WHAT YOU WILL DO → Below are some records; work out how many of their lines contain "this" and give the number only.

[Source code of charts]
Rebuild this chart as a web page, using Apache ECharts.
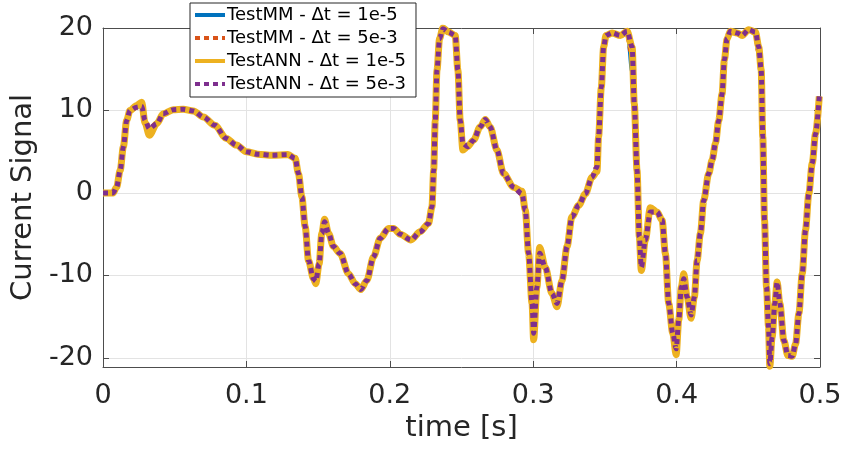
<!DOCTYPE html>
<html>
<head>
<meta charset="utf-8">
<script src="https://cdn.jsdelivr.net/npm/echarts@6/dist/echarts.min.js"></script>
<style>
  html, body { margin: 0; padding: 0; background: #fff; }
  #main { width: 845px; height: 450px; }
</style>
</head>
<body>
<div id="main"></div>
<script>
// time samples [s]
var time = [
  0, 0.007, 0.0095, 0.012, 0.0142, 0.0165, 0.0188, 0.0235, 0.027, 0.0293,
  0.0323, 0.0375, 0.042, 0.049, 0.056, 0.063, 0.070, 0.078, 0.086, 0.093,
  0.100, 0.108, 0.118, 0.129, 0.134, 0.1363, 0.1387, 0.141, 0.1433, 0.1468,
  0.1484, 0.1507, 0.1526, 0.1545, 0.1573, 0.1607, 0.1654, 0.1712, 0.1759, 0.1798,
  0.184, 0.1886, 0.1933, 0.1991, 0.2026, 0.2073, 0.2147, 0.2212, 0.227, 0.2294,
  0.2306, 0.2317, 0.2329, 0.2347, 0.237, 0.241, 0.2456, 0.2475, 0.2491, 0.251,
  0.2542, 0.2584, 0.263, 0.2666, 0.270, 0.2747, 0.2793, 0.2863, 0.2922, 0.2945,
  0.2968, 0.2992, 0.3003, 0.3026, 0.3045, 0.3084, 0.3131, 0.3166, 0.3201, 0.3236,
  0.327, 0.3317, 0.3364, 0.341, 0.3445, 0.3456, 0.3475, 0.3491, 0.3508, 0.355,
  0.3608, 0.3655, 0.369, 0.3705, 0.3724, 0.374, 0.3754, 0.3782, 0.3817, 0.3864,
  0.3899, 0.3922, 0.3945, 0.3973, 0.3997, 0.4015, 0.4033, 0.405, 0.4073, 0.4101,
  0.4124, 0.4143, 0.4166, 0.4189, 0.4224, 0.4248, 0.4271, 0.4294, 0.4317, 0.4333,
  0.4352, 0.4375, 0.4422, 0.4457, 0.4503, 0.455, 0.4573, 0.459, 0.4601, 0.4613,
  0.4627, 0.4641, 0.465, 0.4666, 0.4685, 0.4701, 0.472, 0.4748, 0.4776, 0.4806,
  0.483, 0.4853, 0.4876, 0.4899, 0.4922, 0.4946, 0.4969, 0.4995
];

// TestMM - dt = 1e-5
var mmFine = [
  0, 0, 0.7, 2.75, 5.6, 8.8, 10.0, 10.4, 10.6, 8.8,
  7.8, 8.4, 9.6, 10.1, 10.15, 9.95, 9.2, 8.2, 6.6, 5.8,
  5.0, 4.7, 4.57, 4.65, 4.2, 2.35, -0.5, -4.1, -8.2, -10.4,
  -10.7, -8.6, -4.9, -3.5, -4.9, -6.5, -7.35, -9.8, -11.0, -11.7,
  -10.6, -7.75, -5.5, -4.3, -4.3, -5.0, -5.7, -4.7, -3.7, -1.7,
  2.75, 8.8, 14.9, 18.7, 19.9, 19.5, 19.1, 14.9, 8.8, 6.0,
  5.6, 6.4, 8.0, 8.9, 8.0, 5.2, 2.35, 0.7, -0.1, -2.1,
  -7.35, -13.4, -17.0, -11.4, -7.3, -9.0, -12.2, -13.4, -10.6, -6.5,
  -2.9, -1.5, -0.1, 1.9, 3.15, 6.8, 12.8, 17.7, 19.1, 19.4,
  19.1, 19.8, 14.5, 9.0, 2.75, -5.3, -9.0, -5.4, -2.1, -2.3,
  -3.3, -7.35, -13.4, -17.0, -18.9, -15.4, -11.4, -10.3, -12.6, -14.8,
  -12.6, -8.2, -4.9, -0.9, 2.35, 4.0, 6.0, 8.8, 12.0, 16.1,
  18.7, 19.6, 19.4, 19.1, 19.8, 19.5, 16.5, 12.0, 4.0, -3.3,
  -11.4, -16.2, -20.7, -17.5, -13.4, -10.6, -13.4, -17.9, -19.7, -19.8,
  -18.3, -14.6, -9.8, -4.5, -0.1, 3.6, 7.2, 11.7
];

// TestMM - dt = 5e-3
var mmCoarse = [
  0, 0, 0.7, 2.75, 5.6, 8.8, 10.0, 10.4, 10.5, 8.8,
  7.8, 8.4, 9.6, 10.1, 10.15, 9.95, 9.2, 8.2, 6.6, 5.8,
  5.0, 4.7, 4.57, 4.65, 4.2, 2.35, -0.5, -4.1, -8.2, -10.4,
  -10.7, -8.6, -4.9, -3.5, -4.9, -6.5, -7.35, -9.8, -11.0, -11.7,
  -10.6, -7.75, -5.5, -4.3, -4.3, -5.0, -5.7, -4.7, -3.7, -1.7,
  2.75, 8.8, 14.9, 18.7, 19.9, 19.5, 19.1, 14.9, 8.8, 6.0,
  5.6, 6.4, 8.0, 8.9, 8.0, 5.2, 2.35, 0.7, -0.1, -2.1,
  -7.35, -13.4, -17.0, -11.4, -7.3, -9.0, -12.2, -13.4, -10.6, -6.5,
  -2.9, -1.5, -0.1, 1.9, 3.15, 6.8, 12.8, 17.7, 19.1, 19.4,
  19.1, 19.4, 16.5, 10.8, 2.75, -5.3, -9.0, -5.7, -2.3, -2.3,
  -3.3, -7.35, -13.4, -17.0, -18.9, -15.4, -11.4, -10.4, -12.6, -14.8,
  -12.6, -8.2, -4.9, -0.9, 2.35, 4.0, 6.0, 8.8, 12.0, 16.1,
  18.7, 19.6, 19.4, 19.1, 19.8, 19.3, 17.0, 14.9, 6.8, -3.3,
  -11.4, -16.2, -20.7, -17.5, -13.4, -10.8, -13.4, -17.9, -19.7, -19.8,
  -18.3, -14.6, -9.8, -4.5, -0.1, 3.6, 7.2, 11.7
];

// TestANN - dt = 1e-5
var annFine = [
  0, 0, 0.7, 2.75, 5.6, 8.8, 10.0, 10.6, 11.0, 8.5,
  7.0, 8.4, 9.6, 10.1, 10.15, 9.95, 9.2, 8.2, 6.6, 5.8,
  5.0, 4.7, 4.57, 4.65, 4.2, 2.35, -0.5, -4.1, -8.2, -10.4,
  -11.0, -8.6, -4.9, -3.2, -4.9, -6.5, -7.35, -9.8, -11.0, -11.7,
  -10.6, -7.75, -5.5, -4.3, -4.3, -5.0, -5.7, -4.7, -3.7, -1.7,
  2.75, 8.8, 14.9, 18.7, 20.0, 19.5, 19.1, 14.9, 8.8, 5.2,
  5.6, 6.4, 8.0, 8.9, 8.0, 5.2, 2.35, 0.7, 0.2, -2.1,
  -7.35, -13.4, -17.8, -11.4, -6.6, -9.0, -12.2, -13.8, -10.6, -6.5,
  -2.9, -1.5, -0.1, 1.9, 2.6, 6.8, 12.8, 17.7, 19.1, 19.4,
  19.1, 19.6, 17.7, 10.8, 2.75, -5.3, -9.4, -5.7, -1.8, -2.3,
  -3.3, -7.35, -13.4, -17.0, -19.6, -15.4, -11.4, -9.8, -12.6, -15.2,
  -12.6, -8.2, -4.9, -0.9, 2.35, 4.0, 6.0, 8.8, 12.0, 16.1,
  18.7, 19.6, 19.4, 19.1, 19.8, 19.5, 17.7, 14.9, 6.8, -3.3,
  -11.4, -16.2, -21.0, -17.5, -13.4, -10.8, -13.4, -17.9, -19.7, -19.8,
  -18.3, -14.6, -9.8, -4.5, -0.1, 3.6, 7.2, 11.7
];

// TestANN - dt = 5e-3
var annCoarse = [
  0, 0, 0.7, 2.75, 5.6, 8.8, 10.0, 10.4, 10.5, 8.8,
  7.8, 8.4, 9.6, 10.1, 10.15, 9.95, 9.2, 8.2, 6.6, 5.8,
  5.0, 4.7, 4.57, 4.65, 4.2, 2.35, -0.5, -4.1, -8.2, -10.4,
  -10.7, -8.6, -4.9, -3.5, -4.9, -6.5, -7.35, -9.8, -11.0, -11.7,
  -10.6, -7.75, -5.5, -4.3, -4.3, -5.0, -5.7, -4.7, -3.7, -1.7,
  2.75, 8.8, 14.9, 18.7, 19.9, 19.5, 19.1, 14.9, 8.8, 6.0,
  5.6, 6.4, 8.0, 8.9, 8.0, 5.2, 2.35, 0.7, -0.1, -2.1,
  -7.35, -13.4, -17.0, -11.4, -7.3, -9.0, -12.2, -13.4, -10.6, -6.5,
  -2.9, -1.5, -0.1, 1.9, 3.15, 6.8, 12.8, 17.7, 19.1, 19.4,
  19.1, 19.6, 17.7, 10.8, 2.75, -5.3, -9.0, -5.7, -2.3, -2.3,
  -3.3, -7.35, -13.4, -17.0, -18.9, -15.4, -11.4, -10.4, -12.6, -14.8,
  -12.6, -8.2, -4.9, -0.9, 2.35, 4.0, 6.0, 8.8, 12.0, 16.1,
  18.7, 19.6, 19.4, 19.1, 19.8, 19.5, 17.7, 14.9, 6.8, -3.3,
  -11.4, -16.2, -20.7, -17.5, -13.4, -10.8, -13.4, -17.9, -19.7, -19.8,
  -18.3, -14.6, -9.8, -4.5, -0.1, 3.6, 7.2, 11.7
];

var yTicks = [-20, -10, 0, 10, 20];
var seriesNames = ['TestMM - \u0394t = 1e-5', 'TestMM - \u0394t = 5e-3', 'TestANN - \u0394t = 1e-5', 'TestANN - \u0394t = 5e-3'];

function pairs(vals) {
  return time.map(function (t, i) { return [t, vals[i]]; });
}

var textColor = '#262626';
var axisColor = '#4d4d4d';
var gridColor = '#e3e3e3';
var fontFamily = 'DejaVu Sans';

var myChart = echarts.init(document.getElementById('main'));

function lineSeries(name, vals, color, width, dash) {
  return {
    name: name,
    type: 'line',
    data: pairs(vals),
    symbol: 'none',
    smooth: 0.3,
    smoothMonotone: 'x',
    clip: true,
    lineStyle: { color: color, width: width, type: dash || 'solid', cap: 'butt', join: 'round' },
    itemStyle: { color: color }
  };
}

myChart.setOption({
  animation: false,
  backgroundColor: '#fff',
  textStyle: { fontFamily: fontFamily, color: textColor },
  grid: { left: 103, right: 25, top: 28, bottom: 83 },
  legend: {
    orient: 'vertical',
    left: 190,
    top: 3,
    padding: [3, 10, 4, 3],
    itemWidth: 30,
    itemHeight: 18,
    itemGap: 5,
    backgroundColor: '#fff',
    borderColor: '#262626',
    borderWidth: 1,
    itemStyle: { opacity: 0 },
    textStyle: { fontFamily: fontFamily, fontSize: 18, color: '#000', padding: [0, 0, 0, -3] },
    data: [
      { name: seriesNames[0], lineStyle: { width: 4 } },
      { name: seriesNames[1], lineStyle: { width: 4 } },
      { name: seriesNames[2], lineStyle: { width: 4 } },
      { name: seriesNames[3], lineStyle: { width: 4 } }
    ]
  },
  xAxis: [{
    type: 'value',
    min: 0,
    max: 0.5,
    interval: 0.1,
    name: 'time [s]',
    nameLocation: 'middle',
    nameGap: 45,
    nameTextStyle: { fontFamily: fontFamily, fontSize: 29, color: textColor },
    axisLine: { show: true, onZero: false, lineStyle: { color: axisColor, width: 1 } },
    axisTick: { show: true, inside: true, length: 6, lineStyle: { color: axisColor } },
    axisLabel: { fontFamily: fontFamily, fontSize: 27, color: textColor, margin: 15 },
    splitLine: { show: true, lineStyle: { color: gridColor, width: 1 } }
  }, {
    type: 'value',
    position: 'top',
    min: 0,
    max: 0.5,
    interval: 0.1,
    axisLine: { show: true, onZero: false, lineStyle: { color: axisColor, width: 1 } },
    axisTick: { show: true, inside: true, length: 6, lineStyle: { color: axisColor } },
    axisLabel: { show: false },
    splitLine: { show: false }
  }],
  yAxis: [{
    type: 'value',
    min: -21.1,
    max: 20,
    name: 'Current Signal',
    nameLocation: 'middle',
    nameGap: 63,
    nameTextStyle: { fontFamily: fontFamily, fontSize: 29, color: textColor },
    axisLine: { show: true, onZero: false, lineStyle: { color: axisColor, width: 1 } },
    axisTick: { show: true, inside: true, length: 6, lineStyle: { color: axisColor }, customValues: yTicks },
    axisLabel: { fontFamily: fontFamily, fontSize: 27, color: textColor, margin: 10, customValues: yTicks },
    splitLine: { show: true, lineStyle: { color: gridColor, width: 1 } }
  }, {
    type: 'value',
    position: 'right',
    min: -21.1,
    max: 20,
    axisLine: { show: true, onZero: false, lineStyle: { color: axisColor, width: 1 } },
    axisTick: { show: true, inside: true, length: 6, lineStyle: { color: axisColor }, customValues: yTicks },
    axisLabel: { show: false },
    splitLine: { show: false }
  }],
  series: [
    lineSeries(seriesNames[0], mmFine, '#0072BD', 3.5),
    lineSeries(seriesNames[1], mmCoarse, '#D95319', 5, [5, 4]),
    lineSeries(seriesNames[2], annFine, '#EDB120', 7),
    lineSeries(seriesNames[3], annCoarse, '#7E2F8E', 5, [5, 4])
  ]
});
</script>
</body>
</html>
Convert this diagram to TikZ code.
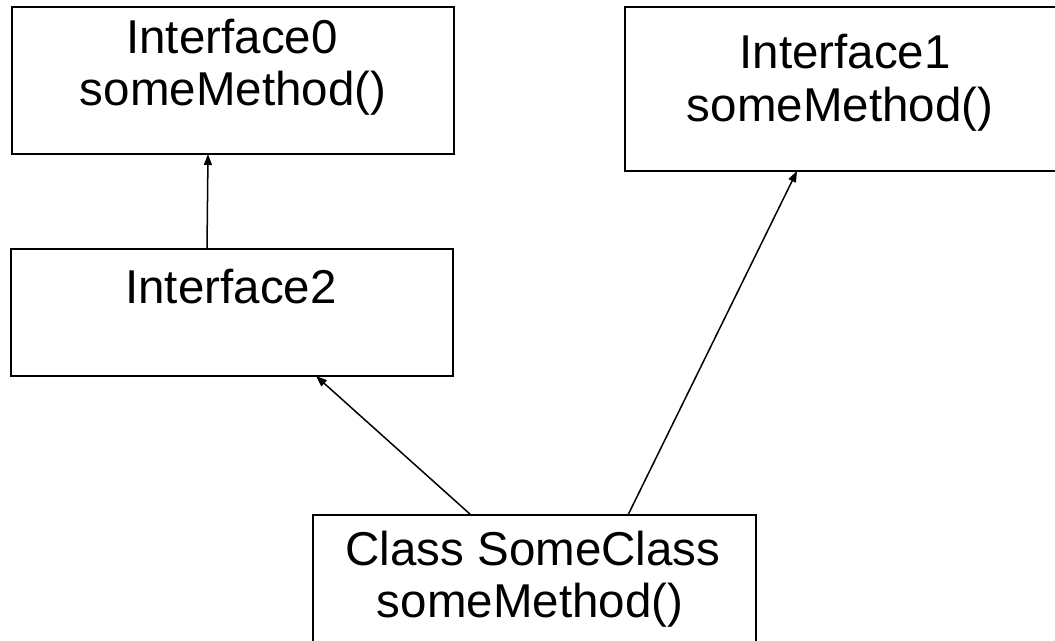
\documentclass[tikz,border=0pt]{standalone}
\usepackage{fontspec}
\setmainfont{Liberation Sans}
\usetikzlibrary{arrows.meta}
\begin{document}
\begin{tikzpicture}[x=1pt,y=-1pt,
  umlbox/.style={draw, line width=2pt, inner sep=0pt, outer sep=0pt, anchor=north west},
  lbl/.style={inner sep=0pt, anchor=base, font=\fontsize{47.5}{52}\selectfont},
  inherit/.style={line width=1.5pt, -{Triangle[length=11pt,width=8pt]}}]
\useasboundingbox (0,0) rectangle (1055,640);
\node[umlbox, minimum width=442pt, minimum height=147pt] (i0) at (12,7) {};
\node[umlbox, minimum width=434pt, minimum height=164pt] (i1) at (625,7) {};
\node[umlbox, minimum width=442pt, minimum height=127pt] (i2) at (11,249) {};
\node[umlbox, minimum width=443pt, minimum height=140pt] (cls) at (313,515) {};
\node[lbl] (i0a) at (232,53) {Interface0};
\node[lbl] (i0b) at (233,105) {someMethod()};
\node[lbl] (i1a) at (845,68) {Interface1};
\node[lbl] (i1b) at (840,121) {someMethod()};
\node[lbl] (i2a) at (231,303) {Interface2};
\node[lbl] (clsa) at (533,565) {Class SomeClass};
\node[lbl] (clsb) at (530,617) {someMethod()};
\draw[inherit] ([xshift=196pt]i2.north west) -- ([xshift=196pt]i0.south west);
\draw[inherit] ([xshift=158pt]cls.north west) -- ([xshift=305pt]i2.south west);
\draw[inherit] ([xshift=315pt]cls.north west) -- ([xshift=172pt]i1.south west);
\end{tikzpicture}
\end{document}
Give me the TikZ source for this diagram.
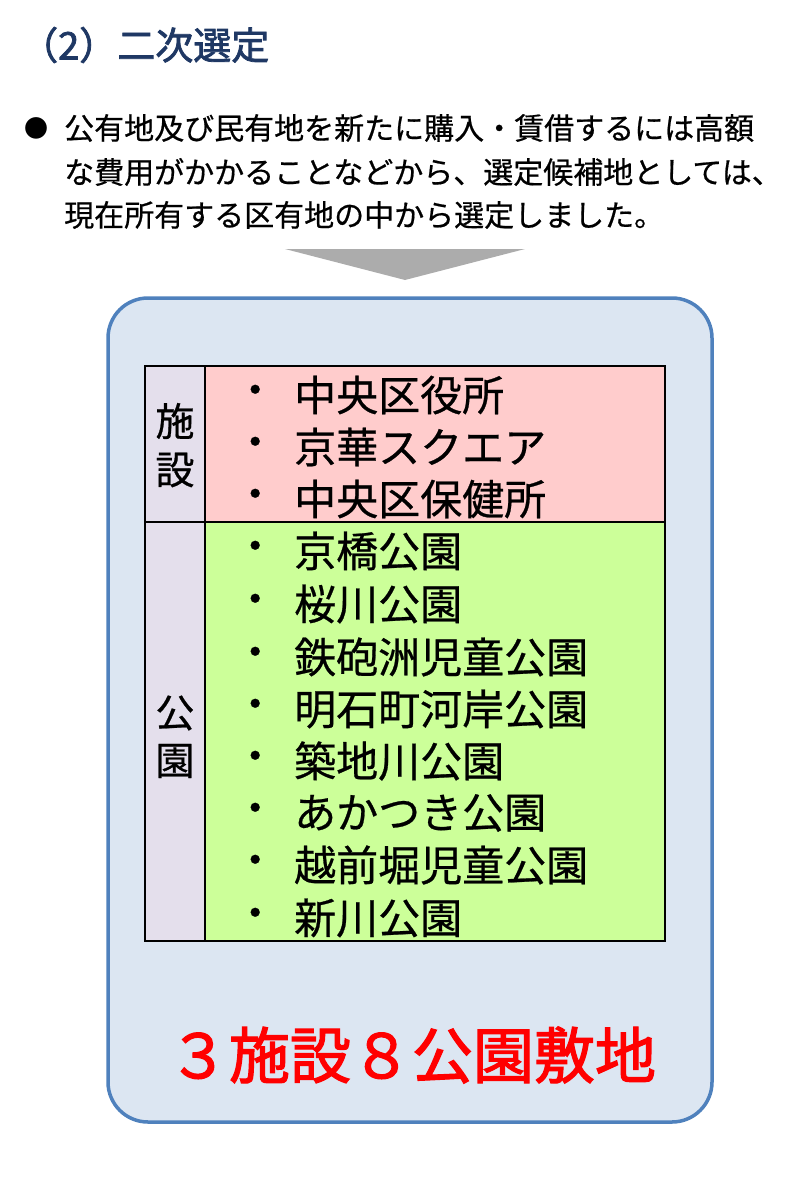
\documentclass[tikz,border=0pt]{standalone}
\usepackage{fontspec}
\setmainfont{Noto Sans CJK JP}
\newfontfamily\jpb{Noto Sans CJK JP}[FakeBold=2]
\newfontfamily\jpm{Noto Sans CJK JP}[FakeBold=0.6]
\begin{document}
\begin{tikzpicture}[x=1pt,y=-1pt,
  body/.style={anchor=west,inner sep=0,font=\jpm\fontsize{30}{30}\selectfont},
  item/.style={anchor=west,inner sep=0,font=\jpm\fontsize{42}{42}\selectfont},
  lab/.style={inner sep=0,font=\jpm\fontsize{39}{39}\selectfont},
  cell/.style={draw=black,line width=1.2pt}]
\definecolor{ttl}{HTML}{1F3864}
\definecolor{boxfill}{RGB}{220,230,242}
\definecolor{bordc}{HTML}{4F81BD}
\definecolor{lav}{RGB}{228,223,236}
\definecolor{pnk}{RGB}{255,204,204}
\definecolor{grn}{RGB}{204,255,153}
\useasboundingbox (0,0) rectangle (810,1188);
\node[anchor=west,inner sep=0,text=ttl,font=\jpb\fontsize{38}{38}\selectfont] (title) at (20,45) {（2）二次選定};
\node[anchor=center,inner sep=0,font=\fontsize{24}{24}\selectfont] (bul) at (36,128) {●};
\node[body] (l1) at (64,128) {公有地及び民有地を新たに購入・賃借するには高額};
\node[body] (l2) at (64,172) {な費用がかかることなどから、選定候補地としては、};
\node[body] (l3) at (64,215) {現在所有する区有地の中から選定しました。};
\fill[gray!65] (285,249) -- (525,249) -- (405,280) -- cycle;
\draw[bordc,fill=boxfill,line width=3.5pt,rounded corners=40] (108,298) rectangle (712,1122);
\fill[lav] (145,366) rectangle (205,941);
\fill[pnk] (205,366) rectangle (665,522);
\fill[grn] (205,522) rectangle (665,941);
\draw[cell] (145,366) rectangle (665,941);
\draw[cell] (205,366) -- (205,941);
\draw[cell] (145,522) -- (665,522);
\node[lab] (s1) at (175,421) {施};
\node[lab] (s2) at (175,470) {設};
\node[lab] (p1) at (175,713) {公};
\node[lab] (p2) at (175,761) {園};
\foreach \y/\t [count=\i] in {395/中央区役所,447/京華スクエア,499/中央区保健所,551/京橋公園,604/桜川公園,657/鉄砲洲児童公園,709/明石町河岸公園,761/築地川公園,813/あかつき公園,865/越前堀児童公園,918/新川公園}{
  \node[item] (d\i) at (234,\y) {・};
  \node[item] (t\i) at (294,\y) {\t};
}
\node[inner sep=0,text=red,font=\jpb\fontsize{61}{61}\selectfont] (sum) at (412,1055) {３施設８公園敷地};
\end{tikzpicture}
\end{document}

TASK RESPONSE → 3